A Review: The Boy in the Striped Pajamas

A quote from the British poet John Betjeman begins the film, “Childhood is measured out by sounds and smells and sights, before the dark hour of reason grows.”

I continued my annual tradition of seeing a film on Thanksgiving evening. This year, I chose “The Boy in the Striped Pajamas”, by director Mark Herman. I am glad that I did. It was my favorite film of 2008 so far, and one of the best I’ve ever seen. My test of a good film is whether I’m still thinking about it the next day. Not only am I still thinking about it, I’m still shedding tears about it. Not since Life is Beautifulhas a film so poignantly portrayed the horrors of the Holocaust through the eyes of a child.

There is nothing that does not work in this film. The script is storytelling at its best, the actors, and especially the boys, are superb, and the cinematography captures the vibrant colors of innocence at home and the coldness of the concentration camp.
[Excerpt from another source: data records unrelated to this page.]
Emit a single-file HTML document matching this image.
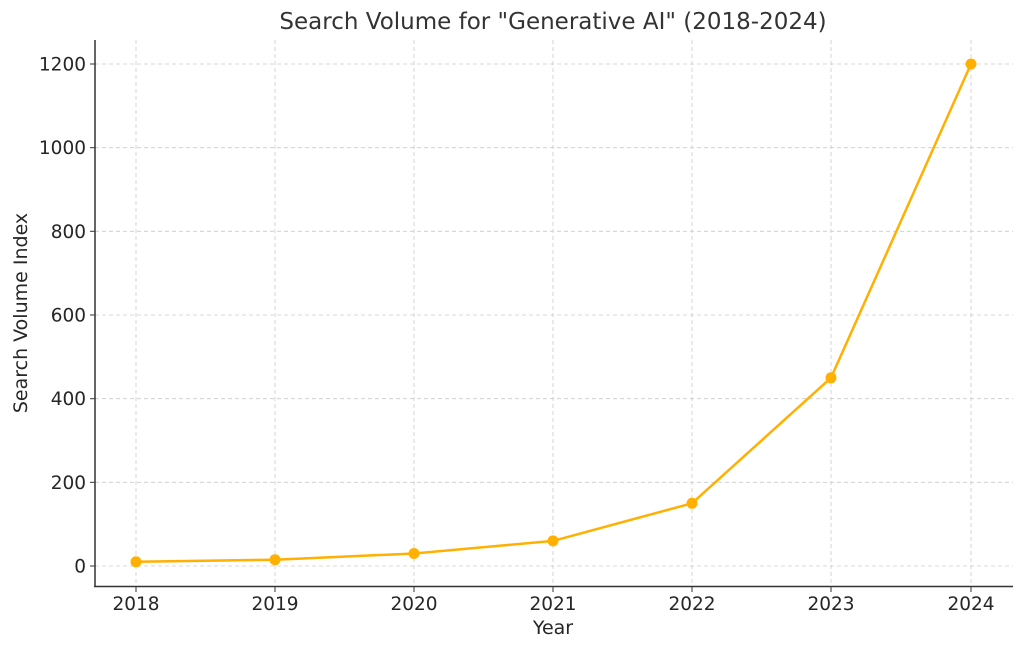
<!DOCTYPE html>
<html><head><style>body{margin:0;background:#fff}</style></head><body>
<svg width="1024" height="650" xmlns="http://www.w3.org/2000/svg" font-family="DejaVu Sans, sans-serif">
<rect width="1024" height="650" fill="#fff"/>
<g stroke="#cccccc" stroke-width="0.8" stroke-dasharray="4,3">
<line x1="136" y1="40" x2="136" y2="586"/><line x1="275" y1="40" x2="275" y2="586"/><line x1="414" y1="40" x2="414" y2="586"/><line x1="553" y1="40" x2="553" y2="586"/><line x1="692" y1="40" x2="692" y2="586"/><line x1="831" y1="40" x2="831" y2="586"/><line x1="971" y1="40" x2="971" y2="586"/>
<line x1="95" y1="566" x2="1013" y2="566"/><line x1="95" y1="482.3" x2="1013" y2="482.3"/><line x1="95" y1="398.7" x2="1013" y2="398.7"/><line x1="95" y1="315" x2="1013" y2="315"/><line x1="95" y1="231.3" x2="1013" y2="231.3"/><line x1="95" y1="147.7" x2="1013" y2="147.7"/><line x1="95" y1="64" x2="1013" y2="64"/>
</g>
<g stroke="#333" stroke-width="1.5">
<line x1="95" y1="40" x2="95" y2="587"/><line x1="94" y1="586.5" x2="1013" y2="586.5"/>
</g>
<g stroke="#333" stroke-width="1">
<line x1="90" y1="566" x2="95" y2="566"/><line x1="90" y1="482.3" x2="95" y2="482.3"/><line x1="90" y1="398.7" x2="95" y2="398.7"/><line x1="90" y1="315" x2="95" y2="315"/><line x1="90" y1="231.3" x2="95" y2="231.3"/><line x1="90" y1="147.7" x2="95" y2="147.7"/><line x1="90" y1="64" x2="95" y2="64"/>
<line x1="136" y1="587" x2="136" y2="592"/><line x1="275" y1="587" x2="275" y2="592"/><line x1="414" y1="587" x2="414" y2="592"/><line x1="553" y1="587" x2="553" y2="592"/><line x1="692" y1="587" x2="692" y2="592"/><line x1="831" y1="587" x2="831" y2="592"/><line x1="971" y1="587" x2="971" y2="592"/>
</g>
<g font-size="18.5" fill="#262626" text-anchor="end">
<text x="86" y="572.5">0</text><text x="86" y="489">200</text><text x="86" y="405">400</text><text x="86" y="321.5">600</text><text x="86" y="238">800</text><text x="86" y="154">1000</text><text x="86" y="70.5">1200</text>
</g>
<g font-size="18.5" fill="#262626" text-anchor="middle">
<text x="136" y="610">2018</text><text x="275" y="610">2019</text><text x="414" y="610">2020</text><text x="553" y="610">2021</text><text x="692" y="610">2022</text><text x="831" y="610">2023</text><text x="971" y="610">2024</text>
<text x="553" y="634" font-size="19">Year</text>
<text x="553" y="29" font-size="23" fill="#333">Search Volume for "Generative AI" (2018-2024)</text>
<text transform="translate(27,313) rotate(-90)" font-size="19">Search Volume Index</text>
</g>
<polyline fill="none" stroke="#FFB000" stroke-width="2.5" points="136,561.8 275,559.7 414,553.5 553,540.9 692,503.3 831,377.8 971,64"/>
<g fill="#FFB000">
<circle cx="136" cy="561.8" r="5.5"/><circle cx="275" cy="559.7" r="5.5"/><circle cx="414" cy="553.5" r="5.5"/><circle cx="553" cy="540.9" r="5.5"/><circle cx="692" cy="503.3" r="5.5"/><circle cx="831" cy="377.8" r="5.5"/><circle cx="971" cy="64" r="5.5"/>
</g>
</svg>
</body></html>
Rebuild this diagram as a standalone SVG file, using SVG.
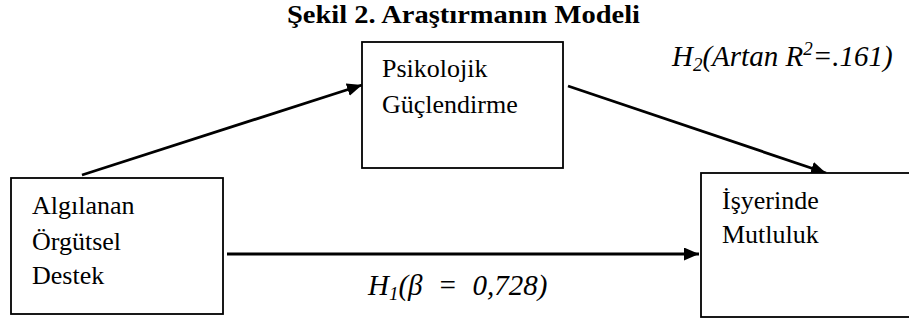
<svg xmlns="http://www.w3.org/2000/svg" width="909" height="327" viewBox="0 0 909 327">
<style>
.box{fill:#fff;stroke:#000;stroke-width:1.8}
.t{font-family:"Liberation Serif","Times New Roman",serif;font-size:26px;fill:#000}
.lbl{font-family:"Liberation Serif","Times New Roman",serif;font-size:29px;font-style:italic;fill:#000}
.title{font-family:"Liberation Serif","Times New Roman",serif;font-size:26px;font-weight:bold;fill:#000}
.arr{stroke:#000;stroke-width:2.8;fill:none;marker-end:url(#ah)}
</style>
<defs>
<marker id="ah" markerUnits="userSpaceOnUse" markerWidth="17" markerHeight="14" refX="15" refY="6.5" orient="auto">
<path d="M0,0 L15,6.5 L0,13 Z" fill="#000"/>
</marker>
</defs>
<rect width="909" height="327" fill="#fff"/>
<text class="title" x="287" y="23" textLength="353" lengthAdjust="spacingAndGlyphs">Şekil 2. Araştırmanın Modeli</text>
<g id="connectors">
<line class="arr" x1="82" y1="175" x2="362" y2="85"/>
<line class="arr" x1="568" y1="86" x2="826" y2="173"/>
<line class="arr" x1="227" y1="254" x2="699" y2="254"/>
</g>
<g id="node-algilanan">
<rect class="box" x="11" y="178" width="212" height="136"/>
<text class="t" x="32" y="214">Algılanan</text>
<text class="t" x="32" y="250">Örgütsel</text>
<text class="t" x="32" y="284">Destek</text>
</g>
<g id="node-psikolojik">
<rect class="box" x="362" y="42" width="201" height="126"/>
<text class="t" x="382" y="77">Psikolojik</text>
<text class="t" x="382" y="113">Güçlendirme</text>
</g>
<g id="node-isyerinde">
<rect class="box" x="701" y="173" width="215" height="144"/>
<text class="t" x="722" y="209">İşyerinde</text>
<text class="t" x="722" y="243">Mutluluk</text>
</g>
<g id="labels">
<text class="lbl" x="672" y="66">H<tspan font-size="19" dy="5">2</tspan><tspan dy="-5">(Artan R</tspan><tspan font-size="19" dy="-11">2</tspan><tspan dy="11">=.161)</tspan></text>
<text class="lbl" x="368" y="295" word-spacing="8">H<tspan font-size="19" dy="5">1</tspan><tspan dy="-5">(β = 0,728)</tspan></text>
</g>
</svg>
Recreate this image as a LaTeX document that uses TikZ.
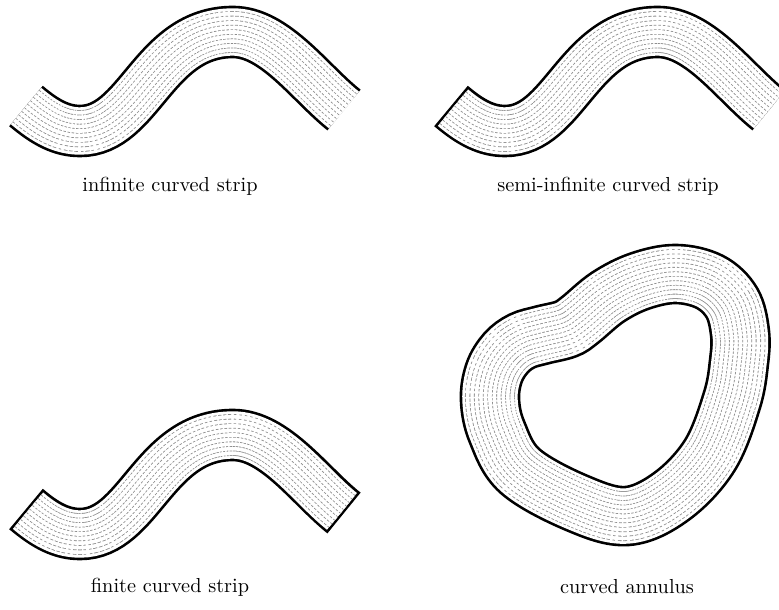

The film tells the story of young Bruno who is the son of a Nazi officer. Bruno has a happy existence in his very normal and beautiful home in Berlin, but his father is transferred to “the country” where they will live next to “a farm”. The boy dislikes the new home, which is cold, dark, and lonely. He is isolated from any friends and he is confined to the house with no place to explore. The boy notices a “farm” next door where the workers all wear striped pajamas. Bruno escapes from the house into the woods, and upon arrival at the farm, he discovers a young boy named Schmo sitting by the fence in “striped pajamas”. They strike up a conversation, and soon develop a friendship as Bruno gradually comes to see the horrors of Schmo’s existence.

Bruno’s mother and Bruno come to see the truth of the horrors that Bruno’s father is perpetuating at the “farm”, and the film’s great moral conflict happens when the mother and Bruno are forced to see their own participation in the evil. The film helps us to see that not every person in Nazi Germany was inhumane, but rather was convinced by their own government’s portrayal of those unlike them as “evil”. The film calls upon us to question whether we also have allowed government or others to do the same to us so that we no longer see others as fellow human beings. But the film also helps us to see how we can be swept up into evil systems with little way to escape.

I will spare my readers the exact ending of the film in case they have not seen the film, but the film ends in a great incarnational moment when Bruno finally decides to enter into the concentration camp himself, taking off the clothes of his privileged world and putting on himself the clothes of the Jewish boy. It is an act of identification with the suffering of all those inside the camp, and we are left to see the horror that results when people seek to label rather than to understand those we fear.